Mrs Harris got up and started to rinse her precious cup and saucer.

‘Well, I really appreciate the regular time off that you are giving me now. That’s enough for the moment. It feels like a proper bit of freedom.’

‘You ask for all the freedom you want,’ said Jessica. ‘I think you have fulfilled your promise to Sir Bernard, many times over. He sounds a special man and would understand.’

‘That’s nice of you to say so,’ said Mrs Harris, starting to lay the table for breakfast. Jessica yawned, ready to drop off. ‘Remember, school today, miss.’

Jessica raced upstairs with a second cup of tea. She had a quick shower to wake herself up. As she was dressing in jeans and a warm jersey, her phone rang.

‘Hello?’

‘Jessica?’ It was Lucas. He sounded a long way away, as if he was holding the phone at a distance. ‘I’m afraid your visit here is off for the time being. Maggie is in intensive care.’

‘Oh, that’s bad news. How is she doing?’

‘Not good,’ he said. He sounded as if he had been up all night. ‘I don’t know when I’ll be home. Maybe tonight, maybe tomorrow.’

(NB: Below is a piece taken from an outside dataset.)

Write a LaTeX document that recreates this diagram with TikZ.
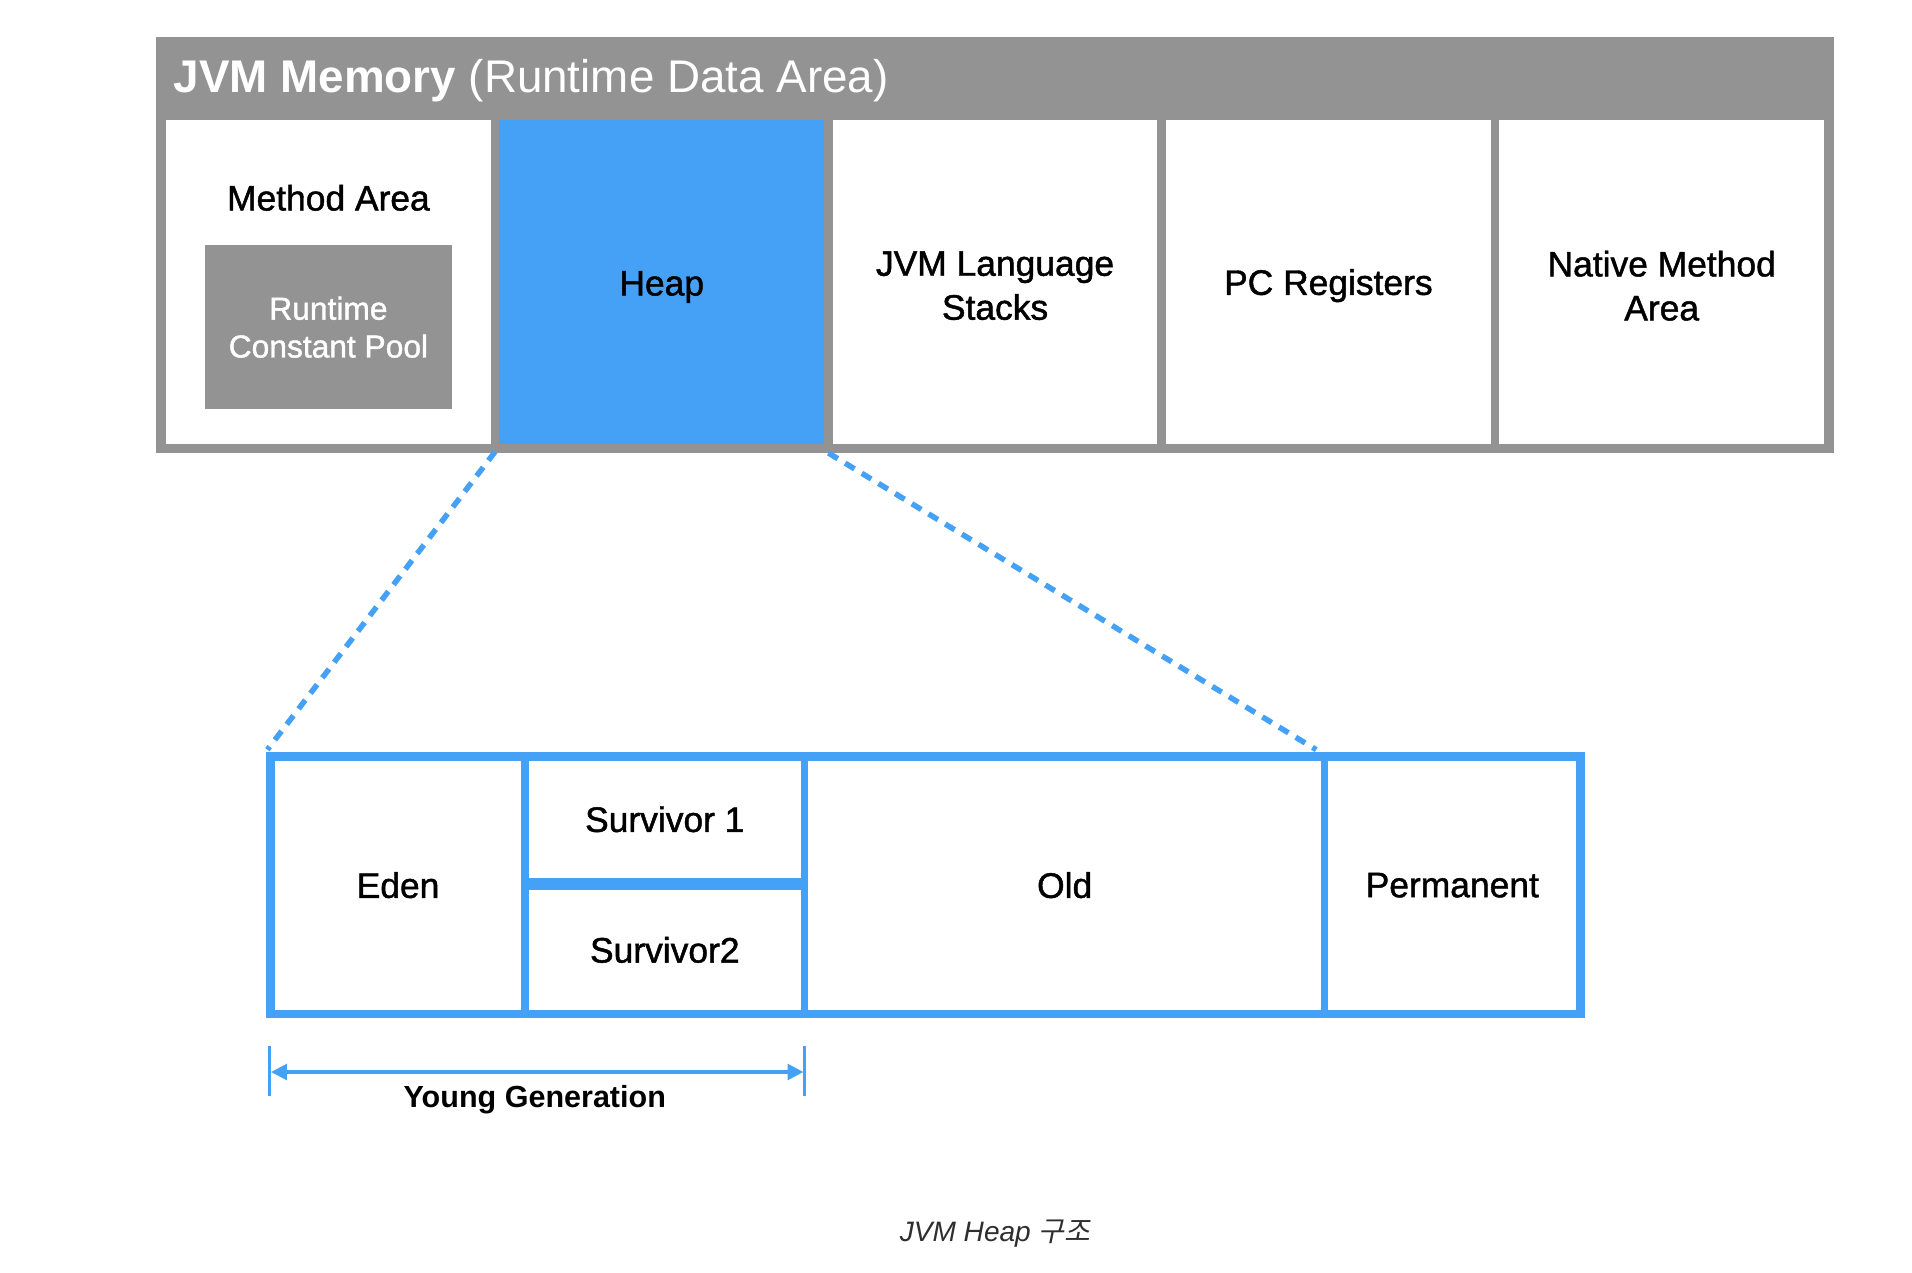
\documentclass[tikz,border=0pt]{standalone}
\usepackage{fontspec}
\setmainfont{Liberation Sans}
\newfontfamily\medfont[FakeBold=1.3]{Liberation Sans}
\newfontfamily\krfont[FakeSlant=0.2]{Noto Sans CJK KR}
\usetikzlibrary{arrows.meta,calc}
\definecolor{jgray}{HTML}{939393}
\definecolor{jblue}{HTML}{45A1F5}
\definecolor{capgray}{HTML}{2E2E2E}
\begin{document}
\begin{tikzpicture}[x=1pt,y=-1pt,
  box/.style={inner sep=0pt, outer sep=0pt, anchor=north west},
  cell/.style={box, fill=white, align=center, text=black, font=\medfont\fontsize{29}{36}\selectfont},
  celltext/.style={inner sep=0pt, align=center, text=black, font=\medfont\fontsize{29}{36}\selectfont},
  zoomline/.style={jblue, line width=4.5pt, dash pattern=on 9pt off 7pt},
  dimline/.style={jblue, line width=2.5pt}
]
\useasboundingbox (0,0) rectangle (1566,1042);

% JVM memory frame
\node[box, fill=jgray, minimum width=1374pt, minimum height=341pt] (mem) at (128,30) {};
\node[inner sep=0pt, anchor=west, text=white, font=\fontsize{37.5}{44}\selectfont] (title) at (142,66)
  {\textbf{JVM Memory} (Runtime Data Area)};

% columns
\node[cell, minimum width=266pt, minimum height=266pt] (method) at (136,98) {};
\node[celltext] (methodlbl) at (269,162) {Method Area};
\node[box, fill=jgray, minimum width=202pt, minimum height=134pt] (rcp) at (168,201) {};
\node[inner sep=0pt, align=center, text=white, font=\medfont\fontsize{26}{31}\selectfont] (rcplbl) at (269,268)
  {Runtime\\Constant Pool};
\node[cell, fill=jblue, minimum width=266pt, minimum height=266pt] (heap) at (409,98) {};
\node[celltext] (heaplbl) at ($(heap.center)+(0,4)$) {Heap};
\node[cell, minimum width=266pt, minimum height=266pt] (stacks) at (682,98) {};
\node[celltext] (stackslbl) at ($(stacks.center)+(0,3)$) {JVM Language\\Stacks};
\node[cell, minimum width=266pt, minimum height=266pt] (pc) at (955,98) {};
\node[celltext] (pclbl) at ($(pc.center)+(0,3)$) {PC Registers};
\node[cell, minimum width=266pt, minimum height=266pt] (native) at (1228,98) {};
\node[celltext] (nativelbl) at ($(native.center)+(0,3)$) {Native Method\\Area};

% heap detail
\node[box, fill=jblue, minimum width=1080pt, minimum height=218pt] (heapbox) at (218,616) {};
\node[cell, minimum width=202pt, minimum height=204pt] (eden) at (225,623) {Eden};
\node[cell, minimum width=223pt, minimum height=96pt] (surv1) at (433,623) {Survivor 1};
\node[cell, minimum width=223pt, minimum height=98pt] (surv2) at (433,729) {Survivor2};
\node[cell, minimum width=420pt, minimum height=204pt] (old) at (662,623) {Old};
\node[cell, minimum width=203pt, minimum height=204pt] (perm) at (1088,623) {Permanent};

% zoom lines
\coordinate (zl1) at ($(method.south east)!0.5!(heap.south west)+(0,6)$);
\coordinate (zl2) at ($(heapbox.north west)+(1,-2)$);
\coordinate (zr1) at ($(heap.south east)!0.5!(stacks.south west)+(0,7)$);
\coordinate (zr2) at ($(old.north east)!0.5!(perm.north west)+(-7,-9)$);
\draw[zoomline] (zl1) -- (zl2);
\draw[zoomline] (zr1) -- (zr2);

% young generation dimension
\coordinate (yl) at ($(eden.south west)+(-4,51)$);
\coordinate (yr) at ($(surv2.south east)+(3,51)$);
\draw[dimline] ($(yl)+(0,-21)$) -- ($(yl)+(0,20)$);
\draw[dimline] ($(yr)+(0,-21)$) -- ($(yr)+(0,20)$);
\draw[dimline, {Triangle[length=13pt,width=13pt]}-{Triangle[length=13pt,width=13pt]}]
  ($(yl)+(1,0)$) -- ($(yr)+(-1,0)$);
\node[inner sep=0pt, font=\bfseries\fontsize{25}{30}\selectfont] (yglbl) at (438,901) {Young Generation};

% caption
\node[inner sep=0pt, text=capgray, font=\itshape\fontsize{23}{28}\selectfont] (caption) at (815,1010)
  {JVM Heap {\krfont 구조}};
\end{tikzpicture}
\end{document}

‘Take care, Lucas,’ said Jessica. She didn’t know what else to say. She knew Maggie was in good hands. She knew he was doing his best. Any comment would be trite and hackneyed. ‘I’ll look after everyone here.’

He rang off without another word. He would be home when he could. All she could do was wait, trapped at Upton Hall beneath ashen skies. It was going to be a wet day. The clouds were already spilling token droplets.

They had to run through the rain for the school bus. Jessica managed to persuade Daniel that a cowboy hat was not part of the school uniform, and Lily also had to be persuaded that Floppy Ears did not need to learn to read.

‘We can teach him at home,’ she promised. ‘You and me, together.’

Lady Grace was determined to have a difficult day. Jessica was so afraid she would dislocate her new hip. It was one of the major complications following a hip replacement. She kept attempting to bend her hip past a right angle, pointing towards the other leg.